Benny Buller is co-founder and CEO of Velo3D. He is a graduate of Technion in Israel after which he spent 10 years in the Intelligence Technology Unit of the Israeli Defense Force (Unit 8100). He then spent 4 years at Applied Materials as Director of Electron Beam Pattern Generation Systems and 1.5 years at Solyndra as VP of Product Development where he invented the company’s core technology. Most recently he was VP of Module Technology Integration at First Solar for 4 years and spent 2 years at Khosla as a Principal. He is a named inventor on 120 US patents. In the short time we’ve known Benny, he has impressed us with his intelligence and transparency. We find him to be an ideal combination of hungry entrepreneur and talented engineer.

Erel Milshtein is co-founder and VP of R&D for Velo3D. He spent 8 years at Applied Materials in technical roles ranging from Physicist to Technology Team Leader. He then spent 2 years at Solyndra where he met Benny. Benny then pulled him over to First Solar where he was Director of Engineering for 6 years.

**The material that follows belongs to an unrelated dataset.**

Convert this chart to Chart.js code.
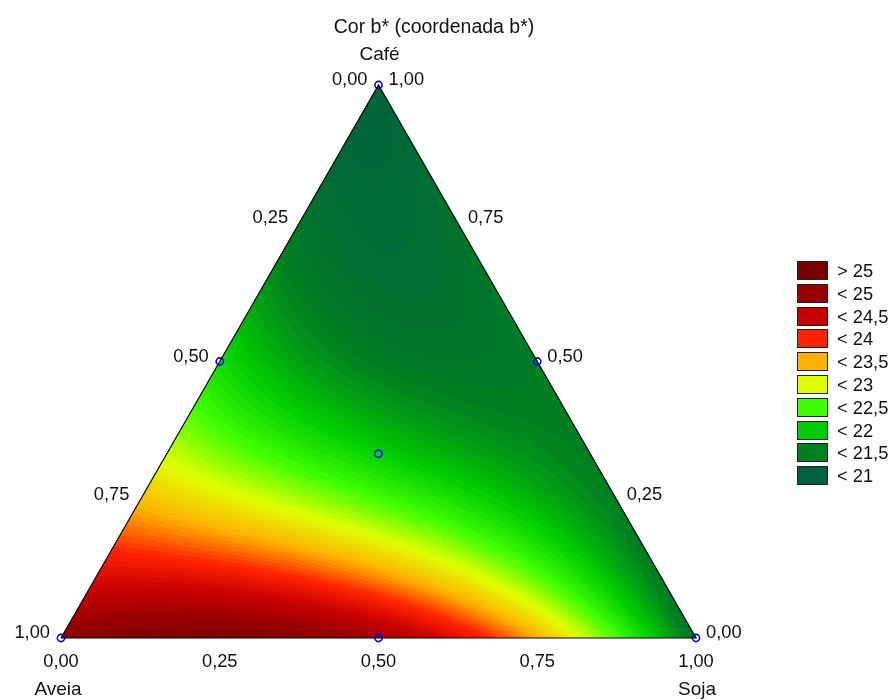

It is also worth noting that Ofer Shochet, formerly VP of Products of leading 3D printing company Stratasys, is on the board of Velo3D.

Risks

We see several major risks for Velo3D:

  • Technology: As you’ll hear on Monday morning, Velo3D has been able to print several previously unprintable geometries with their prototype machine. However, they still have many technical problems to overcome before they have a working machine that can reliably deliver a metal 3D printed part. The company has allocated the next 10-12 months to working through these challenges but it could take longer.
  • Market: While the metal 3D printing market is $350M today and growing 50-60% annually, this investment will only be attractive if Velo3D can attract new business from customers who appreciate the support-free printing solution. We believe that Velo3D has a chance at massively increasing the addressable market by making it viable to print production parts for a number of industries but the company has not focused on customer sales to date.
  • Competition: There are roughly 10 companies who offer metal 3D printing technology, but with the exception of Arcam, none of them offer support-free printing. We believe that the number and size of changes they would have to make to their machines will keep them out of Velo3D’s crosshairs for several years. In addition, Velo3D will have a strong IP position. With regard to Arcam, we are still digging into this further but believe the low accuracy and vacuum requirement of their machine limits their applicability, and their customers still have to extract the fused powder, limiting the printable geometries.

Outcomes Table **

Summary

We are excited to invest in an early-stage company that is revolutionizing the fast-growing market for metal 3D printing by removing the need for supports. In doing so, Velo3D has the potential to print production parts in a variety of industries, disrupting the $500B annual market for metal manufacturing. We recommend this investment.